A future-state blueprint should define the experience principles, the moments that matter most, the capabilities required to deliver them, and the measures that will prove progress. Without that level of definition, transformation remains aspirational.

The role of AI in experience-led transformation

AI is changing the pace of customer decision-making, internal operations, and service delivery. But AI should not be bolted onto the customer journey just because the market expects it. In an experience-led model, AI has a job to do: improve relevance, speed, visibility, or decision quality in ways customers actually value.

That can mean identifying churn risk earlier, helping teams personalize communication with more accuracy, reducing repetitive service tasks, or surfacing insight that enables faster action. It can also mean improving internal clarity so leaders make better decisions across the experience ecosystem.
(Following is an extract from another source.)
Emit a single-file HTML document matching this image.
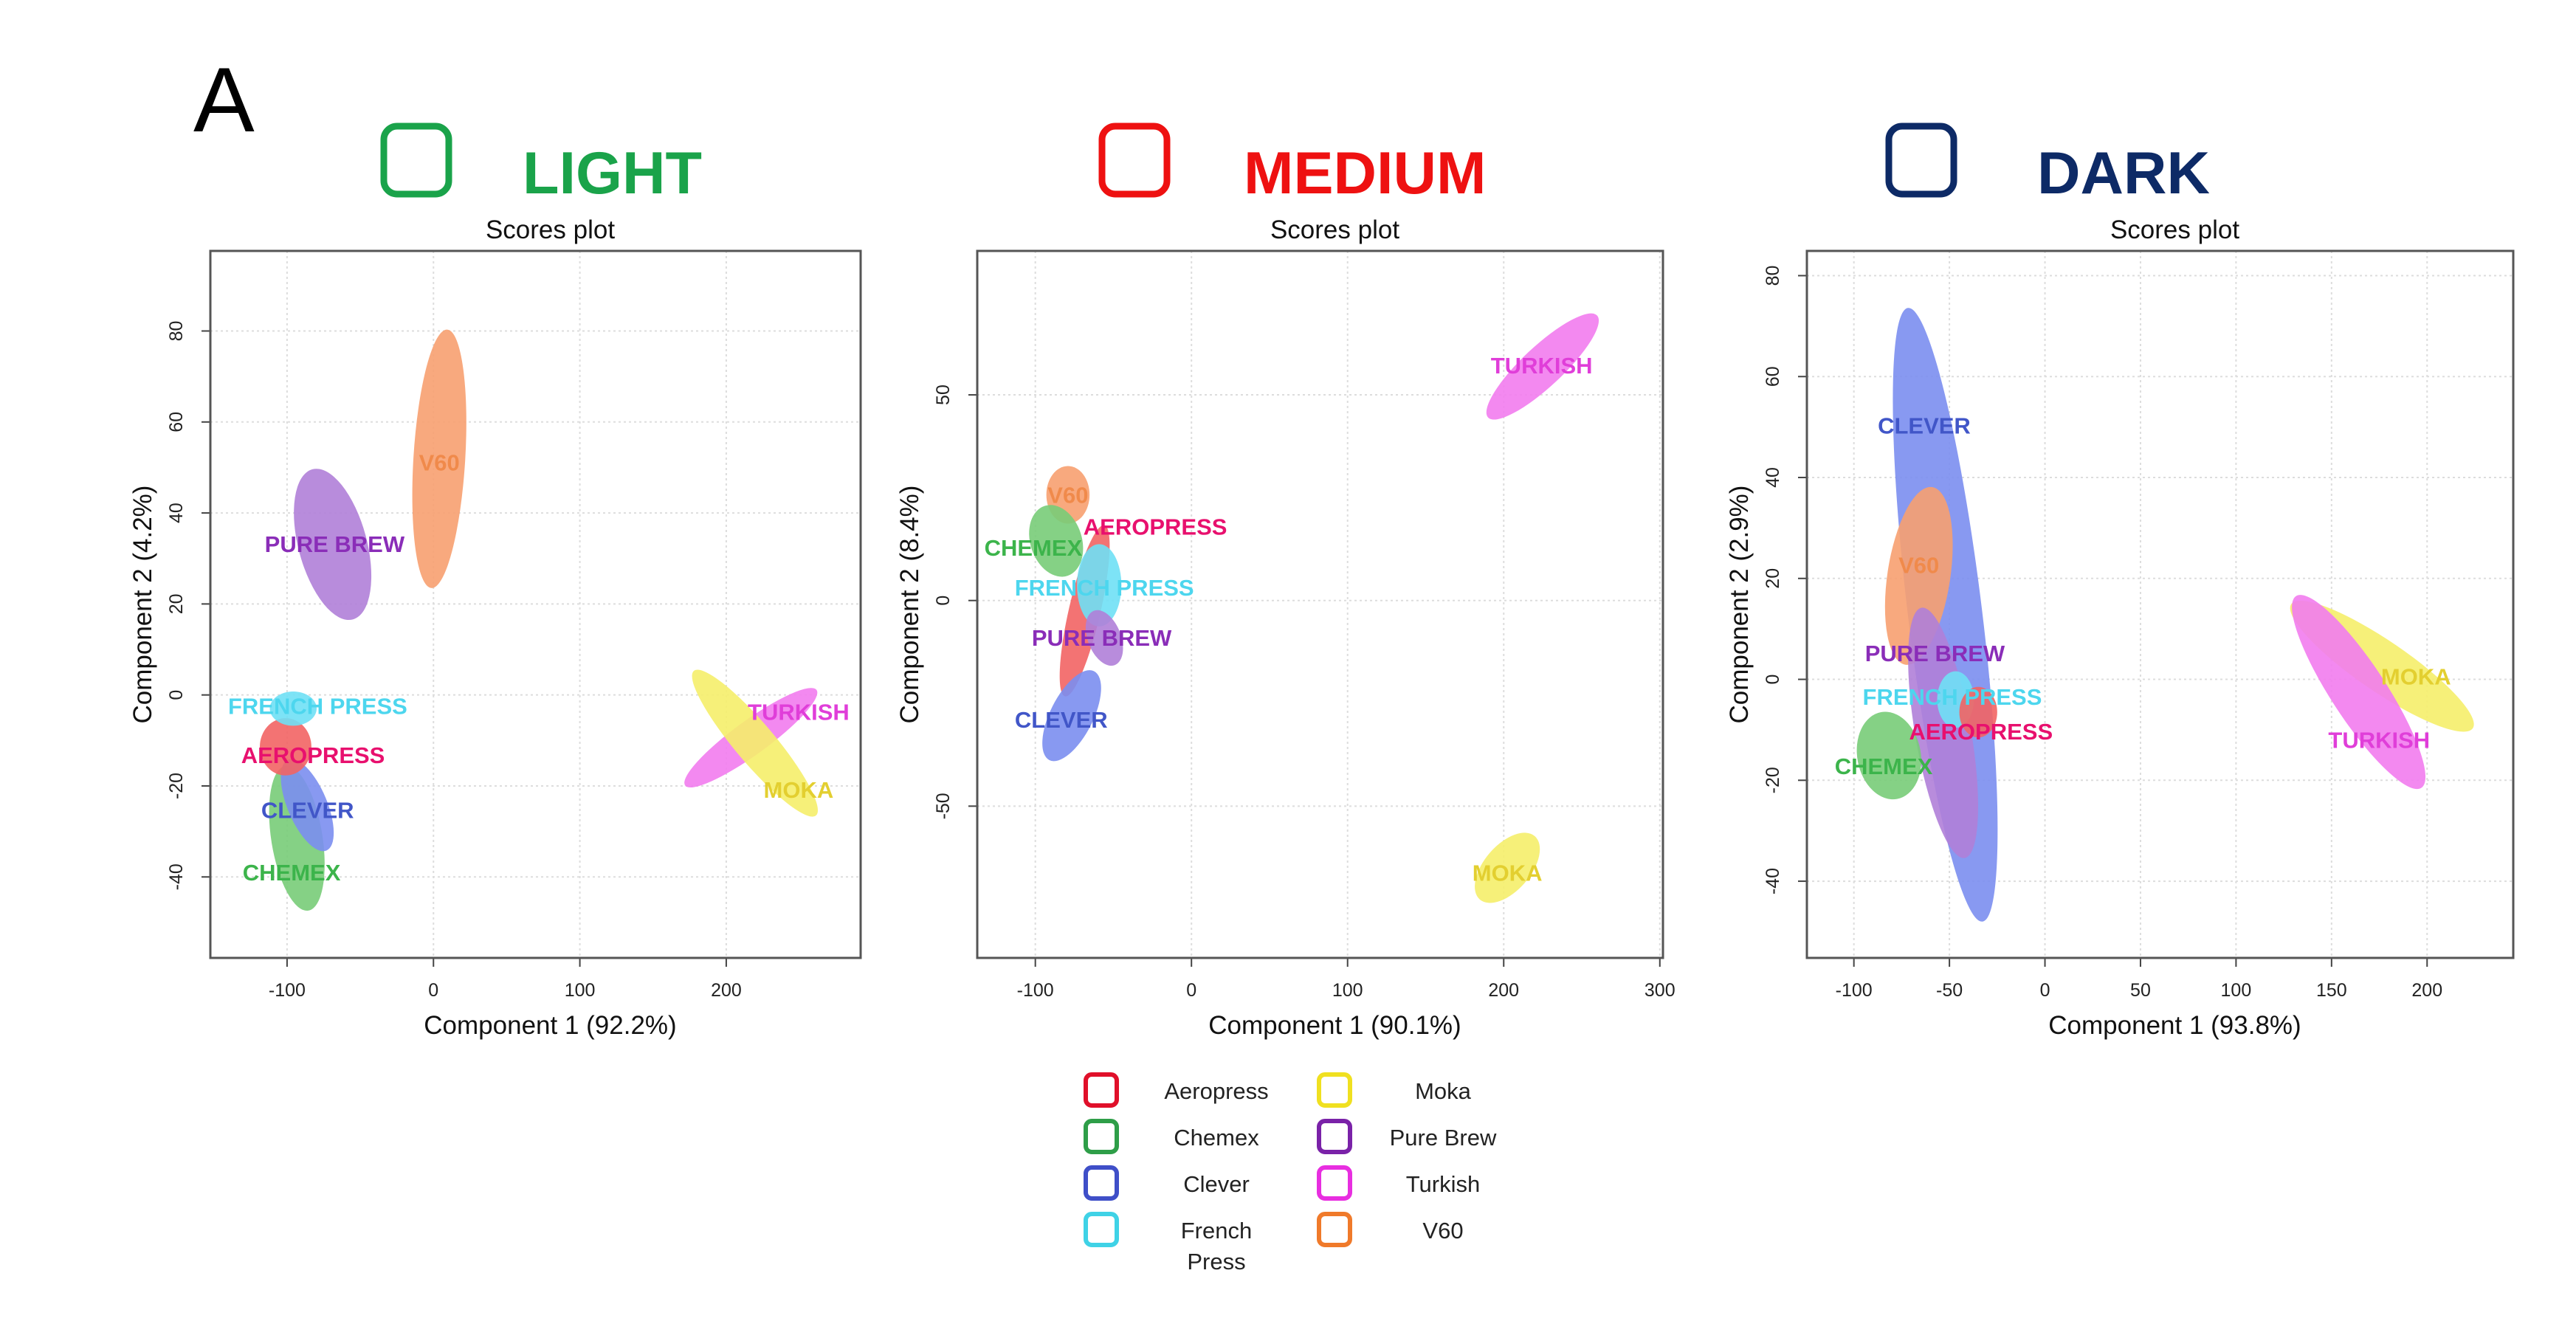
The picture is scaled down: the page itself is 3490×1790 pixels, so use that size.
<!DOCTYPE html>
<html><head><meta charset="utf-8"><style>
html,body{margin:0;padding:0;background:#fff;}
svg{display:block;font-family:"Liberation Sans",Arial,sans-serif;}
</style></head><body>
<svg id="fig" width="3490" height="1790" viewBox="0 0 3490 1790">
<text x="262" y="178" font-size="124" fill="#000">A</text>
<g>
<rect x="520" y="171" width="88" height="92" rx="18" fill="none" stroke="#1aa34a" stroke-width="9"/>
<text x="708" y="262" font-size="81" font-weight="bold" fill="#1aa34a">LIGHT</text></g>
<g>
<rect x="1493" y="171" width="88" height="92" rx="18" fill="none" stroke="#ee1111" stroke-width="9"/>
<text x="1685" y="262" font-size="81" font-weight="bold" fill="#ee1111">MEDIUM</text></g>
<g>
<rect x="2559" y="171" width="88" height="92" rx="18" fill="none" stroke="#0d2a66" stroke-width="9"/>
<text x="2760" y="262" font-size="81" font-weight="bold" fill="#0d2a66">DARK</text></g>
<g id="legend"></g>
</svg>
<script>
const methods = ["Aeropress","Chemex","Clever","French Press","Moka","Pure Brew","Turkish","V60"];
const fillColors = ["#f26464","#78cc78","#7b8ef0","#6fe0f5","#f5ee6a","#b07fd8","#f27cee","#f7a070"];
const labelColors = ["#e8106e","#3cb44b","#4156c8","#4dd6ee","#e3cf30","#8a2db8","#e03ed9","#f08a4b"];
const labelText = ["AEROPRESS","CHEMEX","CLEVER","FRENCH PRESS","MOKA","PURE BREW","TURKISH","V60"];
const panelNames = ["light","medium","dark"];
const xTitles = ["Component 1 (92.2%)","Component 1 (90.1%)","Component 1 (93.8%)"];
const yTitles = ["Component 2 (4.2%)","Component 2 (8.4%)","Component 2 (2.9%)"];
const xDomains = [[-152.4,291.8],[-137.2,302],[-124.6,245.1]];
const yDomains = [[-57.8,97.6],[-86.9,85.0],[-55.2,84.9]];
const xTicks = [[-100,0,100,200],[-100,0,100,200,300],[-100,-50,0,50,100,150,200]];
const yTicks = [[-40,-20,0,20,40,60,80],[-50,0,50],[-40,-20,0,20,40,60,80]];
// ellipse centers (data), major-axis tips (data), minor/major ratio; order = methods
const centerX = [[-101,-93.3,-86.2,-95.8,219.6,-68.9,216.8,4.0],[-68.4,-86.7,-76.7,-59.1,202.3,-55.8,224.9,-79.1],[-34.9,-81.6,-52.2,-46.8,176.4,-53.3,164.2,-66.0]];
const centerY = [[-11.4,-31.5,-24.2,-3.0,-10.6,33.1,-9.4,51.9],[-2.5,14.5,-28.0,3.7,-65.0,-9.1,56.9,25.7],[-6.5,-15.1,12.8,-4.0,2.6,-10.6,-2.5,20.5]];
const tipX = [[-101,-101.1,-99.3,-79.8,177.9,-82.7,261.7,9.4],[-55.8,-94.0,-62.4,-59.1,219.9,-62.5,259.8,-79.1],[-34.9,-85.8,-71.7,-46.8,223.9,-64.6,131.4,-59.0]];
const tipY = [[-5.1,-15.6,-14.2,-3.0,5.3,49.6,1.1,80.3],[18.3,23.0,-17.2,13.7,-57.3,-2.5,69.3,32.7],[-1.5,-6.5,73.6,1.6,-9.7,14.2,16.5,38.1]];
const ratio = [[0.9,0.35,0.4,0.73,0.21,0.44,0.21,0.2],[0.18,0.7,0.43,0.54,0.55,0.57,0.27,0.75],[0.75,0.72,0.12,0.65,0.23,0.22,0.24,0.35]];
const labelX = [[-82.3,-96.9,-86.0,-79.1,249.4,-67.5,249.4,4.0],[-23.2,-101.3,-83.4,-55.8,202.3,-57.5,224.3,-79.1],[-33.5,-84.4,-63.2,-48.5,194.2,-57.6,174.9,-66.0]];
const labelY = [[-13.2,-39.0,-25.3,-2.4,-20.8,33.2,-3.7,51.1],[18.0,12.9,-28.9,3.2,-66.2,-9.0,57.2,25.7],[-10.3,-17.2,50.3,-3.4,0.6,5.2,-12.0,22.7]];
const ellipseOrder = [[7,5,1,2,0,3,6,4],[6,4,7,1,0,3,5,2],[2,7,5,1,4,6,3,0]];

const NS="http://www.w3.org/2000/svg";
const svg=document.getElementById('fig');
function mk(tag,attrs,parent){const e=document.createElementNS(NS,tag);for(const k in attrs)e.setAttribute(k,attrs[k]);parent.appendChild(e);return e;}
const boxes=[[285,340,1166,1298],[1324,340,2253,1298],[2448,340,3405,1298]];
boxes.forEach((b,p)=>{
  const [L,T,R,B]=b;
  const g=mk('g',{},svg);
  
  
  const sx=v=>L+(v-xDomains[p][0])/(xDomains[p][1]-xDomains[p][0])*(R-L);
  const sy=v=>B-(v-yDomains[p][0])/(yDomains[p][1]-yDomains[p][0])*(B-T);
  const cx=(L+R)/2+20;
  const t=mk('text',{x:cx,y:T-17,'font-size':35,'text-anchor':'middle',fill:'#111'},g);t.textContent='Scores plot';
  
  
  xTicks[p].forEach(v=>{const x=sx(v);
    mk('line',{x1:x,x2:x,y1:T,y2:B,stroke:'#ddd','stroke-width':2,'stroke-dasharray':'3,4'},g);
    mk('line',{x1:x,x2:x,y1:B,y2:B+12,stroke:'#444','stroke-width':2},g);
    const tl=mk('text',{x:x,y:B+52,'font-size':25,'text-anchor':'middle',fill:'#222'},g);tl.textContent=v;
    
    
  });
  yTicks[p].forEach(v=>{const y=sy(v);
    mk('line',{x1:L,x2:R,y1:y,y2:y,stroke:'#ddd','stroke-width':2,'stroke-dasharray':'3,4'},g);
    mk('line',{x1:L-12,x2:L,y1:y,y2:y,stroke:'#444','stroke-width':2},g);
    const tx=L-38;
    const tl=mk('text',{x:tx,y:y,'font-size':25,'text-anchor':'middle',fill:'#222',transform:`rotate(-90 ${tx} ${y})`},g);tl.textContent=v;
    
    
  });
  ellipseOrder[p].forEach(i=>{
    const ex=sx(centerX[p][i]),ey=sy(centerY[p][i]);
    const dx=sx(tipX[p][i])-ex,dy=sy(tipY[p][i])-ey;
    const a=Math.hypot(dx,dy),ang=Math.atan2(dy,dx)*180/Math.PI;
    const e=mk('ellipse',{cx:ex,cy:ey,rx:a,ry:a*ratio[p][i],fill:fillColors[i],'fill-opacity':0.9,transform:`rotate(${ang} ${ex} ${ey})`},g);
    
    
  });
  methods.forEach((m,i)=>{
    const l=mk('text',{x:sx(labelX[p][i]),y:sy(labelY[p][i])+11,'font-size':31,'font-weight':'bold','text-anchor':'middle',fill:labelColors[i]},g);
    l.textContent=labelText[i];
    
    
  });
  mk('rect',{x:L,y:T,width:R-L,height:B-T,fill:'none',stroke:'#555','stroke-width':3},g);
  const xt=mk('text',{x:cx,y:B+103,'font-size':35,'text-anchor':'middle',fill:'#111'},g);xt.textContent=xTitles[p];
  
  
  const ytx=L-80,yty=(T+B)/2;
  const yt=mk('text',{x:ytx,y:yty,'font-size':35,'text-anchor':'middle',fill:'#111',transform:`rotate(-90 ${ytx} ${yty})`},g);yt.textContent=yTitles[p];
  
  
});
const legendColors=["#e0102a","#2e9e48","#3f4fc8","#3fd2e6","#f0e020","#7a22a8","#e82ee0","#f07a2a"];
const lg=document.getElementById('legend');
methods.forEach((m,i)=>{
  const col=Math.floor(i/4),row=i%4;
  const sqx=col?1787:1471, ty=1478+row*63;
  const txc=col?1955:1648;
  const e=mk('g',{},lg);
  
  
  mk('rect',{x:sqx,y:ty-22,width:42,height:42,rx:8,fill:'none',stroke:legendColors[i],'stroke-width':6},e);
  if(m==="French Press"){
    const a=mk('text',{x:txc,y:ty+11,'font-size':31,'text-anchor':'middle',fill:'#222'},e);a.textContent='French';
    const b=mk('text',{x:txc,y:ty+53,'font-size':31,'text-anchor':'middle',fill:'#222'},e);b.textContent='Press';
  } else {
    const a=mk('text',{x:txc,y:ty+11,'font-size':31,'text-anchor':'middle',fill:'#222'},e);a.textContent=m;
  }
});
</script>
</body></html>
The caution is straightforward. AI can amplify a weak experience as easily as a strong one. If the underlying journey is confusing, inconsistent, or low trust, adding automation often makes the problem scale faster. The right sequence is not always AI first. In many cases, it is experience clarity first, AI acceleration second.

This is why readiness matters. Data quality, process consistency, governance, and human oversight all shape whether AI creates value or noise. Organizations that treat AI as a strategic capability inside experience transformation tend to gain more than those that pursue it as a separate innovation track.

How to sustain experience-led transformation

The hardest part of transformation is not launching it. It is sustaining momentum after the first wave of attention fades. That is why governance, measurement, and operating rhythm matter as much as strategy.

Experience-led transformation needs a small set of outcome-based metrics that leadership reviews consistently. Those metrics should connect customer movement to commercial performance. Retention, conversion, customer effort, expansion, speed to value, and cost to serve are often more useful than broad sentiment scores alone. Satisfaction still matters, but it is rarely enough to guide strategic decisions on its own.

Teams also need a repeatable way to learn and adapt. Customer expectations shift. Market conditions change. Internal assumptions prove wrong. A strong transformation model is disciplined, but not rigid. It creates clarity on what the organization is trying to deliver while leaving room to refine how it gets there.

For many companies, external guidance helps accelerate this stage because it brings objectivity, structure, and sharper prioritization. A firm like Xverse can often help leadership teams move faster by connecting CX strategy, AI readiness, and business design into one practical path forward.

What leaders should do next

If experience-led transformation is on the agenda, resist the urge to start with a platform decision or a broad innovation program. Start by identifying the growth problem that experience can solve. Then determine which customer moments influence that problem most, what capabilities are missing, and where leadership alignment is weak.

The organizations that lead what is next will not be the ones with the most transformation activity. They will be the ones that make experience a strategic capability – intentional, measurable, and tied directly to enterprise value. That is where momentum becomes durable, and where customer experience stops being a talking point and starts becoming a serious growth engine.